Noto então que ela vê e mira, atônita, a seringa esquisita em minha mão, agulha em riste, desembainhada. Coro de vergonha e esfrio de preocupação: a caneta injetora é coisa nova, europeia, ela pode não saber que é instrumento médico e vai pensar que é droga! Heroína em Colina! Claro que nem sabe o quê e para quê é insulina.  Vai se assustar e chamar o delegado! Explicações, talvez advogados, investigações médico-legais. Que começo infeliz, constrangedor, para minha volta à cidade-berço! Angustiado, e muito encabulado, tento justificar, sem muita convicção quanto aos resultados: “É para injetar insulina, tenho diabetes.” E aí vem uma reação inesperada: nem medo, nem acusação, nem questionamento, nem apelo à polícia, mas uma pergunta polida diante de minha patente atrapalhação: “O Senhor quer que a gente aplique?”

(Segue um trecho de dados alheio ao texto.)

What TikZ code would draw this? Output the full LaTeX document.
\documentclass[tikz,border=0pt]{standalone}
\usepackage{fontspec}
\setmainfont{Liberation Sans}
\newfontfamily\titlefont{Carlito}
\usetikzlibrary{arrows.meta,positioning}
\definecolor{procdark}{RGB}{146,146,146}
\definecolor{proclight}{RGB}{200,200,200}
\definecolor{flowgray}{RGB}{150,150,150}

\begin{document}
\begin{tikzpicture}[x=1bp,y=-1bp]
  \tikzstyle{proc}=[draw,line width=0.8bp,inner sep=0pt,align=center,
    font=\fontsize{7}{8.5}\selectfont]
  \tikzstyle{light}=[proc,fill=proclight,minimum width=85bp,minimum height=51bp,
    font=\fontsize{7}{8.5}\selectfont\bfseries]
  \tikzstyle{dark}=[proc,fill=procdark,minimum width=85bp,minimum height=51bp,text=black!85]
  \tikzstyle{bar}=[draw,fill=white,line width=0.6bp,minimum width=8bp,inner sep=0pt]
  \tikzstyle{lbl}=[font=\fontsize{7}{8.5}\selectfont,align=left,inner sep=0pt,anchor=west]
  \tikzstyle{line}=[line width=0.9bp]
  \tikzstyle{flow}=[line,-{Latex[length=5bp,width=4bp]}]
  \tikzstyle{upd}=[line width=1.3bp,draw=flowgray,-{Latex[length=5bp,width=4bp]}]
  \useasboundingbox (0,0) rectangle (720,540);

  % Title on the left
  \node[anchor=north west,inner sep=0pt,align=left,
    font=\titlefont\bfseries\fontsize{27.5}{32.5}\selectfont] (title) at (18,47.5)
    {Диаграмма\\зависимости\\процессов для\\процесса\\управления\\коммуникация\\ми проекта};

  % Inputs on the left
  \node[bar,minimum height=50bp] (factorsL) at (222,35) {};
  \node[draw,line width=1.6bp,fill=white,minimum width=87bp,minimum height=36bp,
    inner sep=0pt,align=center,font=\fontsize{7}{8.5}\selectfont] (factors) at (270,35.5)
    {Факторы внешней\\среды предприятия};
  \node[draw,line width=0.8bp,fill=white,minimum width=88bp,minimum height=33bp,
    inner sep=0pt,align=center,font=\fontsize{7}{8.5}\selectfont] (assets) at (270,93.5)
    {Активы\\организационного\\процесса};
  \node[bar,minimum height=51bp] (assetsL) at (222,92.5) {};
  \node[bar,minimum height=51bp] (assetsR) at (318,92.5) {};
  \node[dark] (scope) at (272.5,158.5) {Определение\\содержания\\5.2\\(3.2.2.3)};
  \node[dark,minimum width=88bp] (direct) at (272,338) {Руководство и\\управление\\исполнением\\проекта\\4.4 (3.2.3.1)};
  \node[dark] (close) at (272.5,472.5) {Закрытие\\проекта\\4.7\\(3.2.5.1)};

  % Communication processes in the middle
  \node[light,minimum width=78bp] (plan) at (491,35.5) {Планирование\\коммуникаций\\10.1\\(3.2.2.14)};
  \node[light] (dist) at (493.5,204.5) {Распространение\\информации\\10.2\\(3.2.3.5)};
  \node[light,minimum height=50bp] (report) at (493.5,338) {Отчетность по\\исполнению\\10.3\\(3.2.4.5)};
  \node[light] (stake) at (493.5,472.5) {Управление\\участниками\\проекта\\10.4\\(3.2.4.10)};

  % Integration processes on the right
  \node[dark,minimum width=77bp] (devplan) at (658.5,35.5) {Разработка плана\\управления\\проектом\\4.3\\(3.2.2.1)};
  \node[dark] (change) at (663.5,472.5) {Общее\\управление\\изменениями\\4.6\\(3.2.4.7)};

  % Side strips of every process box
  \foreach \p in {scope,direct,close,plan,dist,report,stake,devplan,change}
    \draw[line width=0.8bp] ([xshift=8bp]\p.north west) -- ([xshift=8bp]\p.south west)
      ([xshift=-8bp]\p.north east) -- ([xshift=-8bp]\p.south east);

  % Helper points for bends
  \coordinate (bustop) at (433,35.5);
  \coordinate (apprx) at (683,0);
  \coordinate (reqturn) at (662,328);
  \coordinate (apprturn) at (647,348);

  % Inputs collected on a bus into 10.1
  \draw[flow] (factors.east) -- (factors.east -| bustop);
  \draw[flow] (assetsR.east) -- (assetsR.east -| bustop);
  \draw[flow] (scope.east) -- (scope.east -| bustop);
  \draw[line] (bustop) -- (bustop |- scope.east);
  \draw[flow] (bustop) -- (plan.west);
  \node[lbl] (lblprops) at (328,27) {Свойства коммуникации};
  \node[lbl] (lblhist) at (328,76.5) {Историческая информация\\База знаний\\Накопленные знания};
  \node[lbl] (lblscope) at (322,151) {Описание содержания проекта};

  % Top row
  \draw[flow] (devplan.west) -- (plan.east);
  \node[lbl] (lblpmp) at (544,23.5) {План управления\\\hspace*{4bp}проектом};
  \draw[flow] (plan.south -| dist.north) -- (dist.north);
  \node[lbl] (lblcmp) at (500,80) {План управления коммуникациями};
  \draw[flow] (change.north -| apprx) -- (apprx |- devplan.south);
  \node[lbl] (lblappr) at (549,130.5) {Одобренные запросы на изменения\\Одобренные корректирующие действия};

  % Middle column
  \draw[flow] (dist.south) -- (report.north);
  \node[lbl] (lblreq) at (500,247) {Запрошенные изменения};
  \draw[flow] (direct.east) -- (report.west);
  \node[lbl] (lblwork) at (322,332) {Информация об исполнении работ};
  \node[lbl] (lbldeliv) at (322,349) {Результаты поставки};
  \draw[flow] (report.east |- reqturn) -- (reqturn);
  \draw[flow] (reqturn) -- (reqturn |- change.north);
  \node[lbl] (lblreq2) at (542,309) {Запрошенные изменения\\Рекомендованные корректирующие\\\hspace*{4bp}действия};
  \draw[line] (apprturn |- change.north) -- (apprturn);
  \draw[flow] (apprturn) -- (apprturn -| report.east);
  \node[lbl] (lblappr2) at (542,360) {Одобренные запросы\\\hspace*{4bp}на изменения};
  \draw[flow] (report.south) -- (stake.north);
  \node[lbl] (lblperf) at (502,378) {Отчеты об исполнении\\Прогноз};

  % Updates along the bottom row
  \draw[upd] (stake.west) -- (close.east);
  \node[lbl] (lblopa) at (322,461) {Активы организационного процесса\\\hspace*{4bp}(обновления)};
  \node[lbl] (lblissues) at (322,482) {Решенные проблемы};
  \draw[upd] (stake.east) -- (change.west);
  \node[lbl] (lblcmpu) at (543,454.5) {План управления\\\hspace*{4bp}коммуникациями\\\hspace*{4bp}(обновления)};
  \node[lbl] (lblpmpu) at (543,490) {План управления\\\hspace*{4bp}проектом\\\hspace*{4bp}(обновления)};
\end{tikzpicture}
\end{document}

Gesto de espontânea solidariedade, revelador de uma hospitalidade genuína e essencial, isenta de reservas e desconfianças. 

Coisa de Colina!

Claro que não aceitei o gentil socorro terapêutico. Pedi foi outro sorvete.

 “Sonho de Valsa”, decerto.

 

 

Colinenses no. 7

 

Que bairro é este?

 

A vendedora me pergunta, ao preencher a fatura na tela do computador: em que bairro é a rua em que o Senhor mora? Recém-chegado a Colina, não tinha resposta, nunca tinha pensado nisso. A moça insiste, impaciente: o entregador precisa saber do bairro para poder encontrar sua casa! Aí me vem a ideia salvadora: “Eu moro em frente da casa do Dr. Adilson!”  A reação é positiva, e minha interlocutora dá entrada no campo relativo a “Bairro” da fatura eletrônica: “Em frente da casa do Dr. Adilson”. Literalmente.

Isso é lá nome de bairro?

Não importa: o que vale no endereço é que seja eficiente, habilite encontrar-se o destino. E a casa do Dr. Adilson é referência universal em Colina.

Como, de resto, o morador. Residir na frente dele é ter o endereço certo.